In high school, Kcasey was awarded the Sir Adrian Solomons Memorial Law Bursary, and undertook work experience in a legal firm, confirming her choice of career.

Upon graduating with Honours, Kcasey applied for a PhD scholarship. This allowed her to volunteer at a community legal centre and tutor across many subjects, before gaining a full time teaching position at the UON in 2012.

"I love teaching. There is a lot I like about being an academic. There is autonomy, and space to write about things that you care about," she says.


By extension, Kcasey's work is also concerned with the impact of law on the lives of Australian women. She has already made several thought provoking contributions to national discourse around feminism, law and politics.

Kcasey wrote a pointed piece for The Conversation regarding the framing of the appointment of Justice Michelle Gordon to the High Court in 2015.

In it, she argues that the reinstatement of the almost equal gender balance in the High Court was merely serendipitous for a government looking for an appointee who would maintain the philosophical status quo of the existing bench.

Kcasey has also written about the implications of Zoe's Law on the legal status of abortion in this state.

"The narrative around Zoe's Law has become very problematic," she says.

"The unfortunate side effect of the unimaginable grief of an individual is a debate which has the potential to impact on the autonomy all women have over their own bodies."

She has also authored articles exploring the ethical and legal quandaries that are inherent within the ever-evolving manifestations of the Abbott government's paid-parental leave scheme plans.

Kcasey is aware that her choices around topics may affect her future career prospects, but feels ethically compelled to join in on these debates.

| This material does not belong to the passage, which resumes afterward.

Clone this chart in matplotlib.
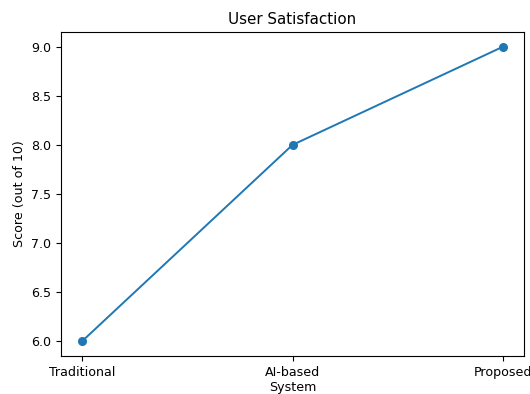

"I had a vision of myself having courtroom dramas and that is still an option. For now, contributing to important conversations that we need to have as a nation, is important to me."

She smiles, "Even if they may not help my employability status.


Investigating instances of inequity and agitating for change is a life's work for Kcasey. The High Court is only her first target, and demanding diversity of representation, only a first step.

"There is all kinds of scope to look at diversity. People say 'So what are you going to do, have a seat for this person and one for that person?'"

"But that's a really simplistic binary. What we should be doing is having conversations about diversity and its benefits. Diversity enhances our public institutions rather than undermines them."

Kcasey notes that even without radical advocates or codified changes in processes, the evolution of society will be slowly but inevitably mirrored in changes to the High Court.

She notes that the male judges appointed in the future will be brought up in a different time to their previous counterparts, and can be feminists.

Despite the idealistic vision of the feminist theorists of the past, even equal representation in power may not create fast or noticeable change, as Kcasey's study of the period of almost equal gender balance in the High Court proves.

"Inherently we have a pretty conservative bench, it's certainly not been a tale of how three women got on the bench and destroyed the joint. That's not been the case at all."

Let's just see what happens once Kcasey gets there.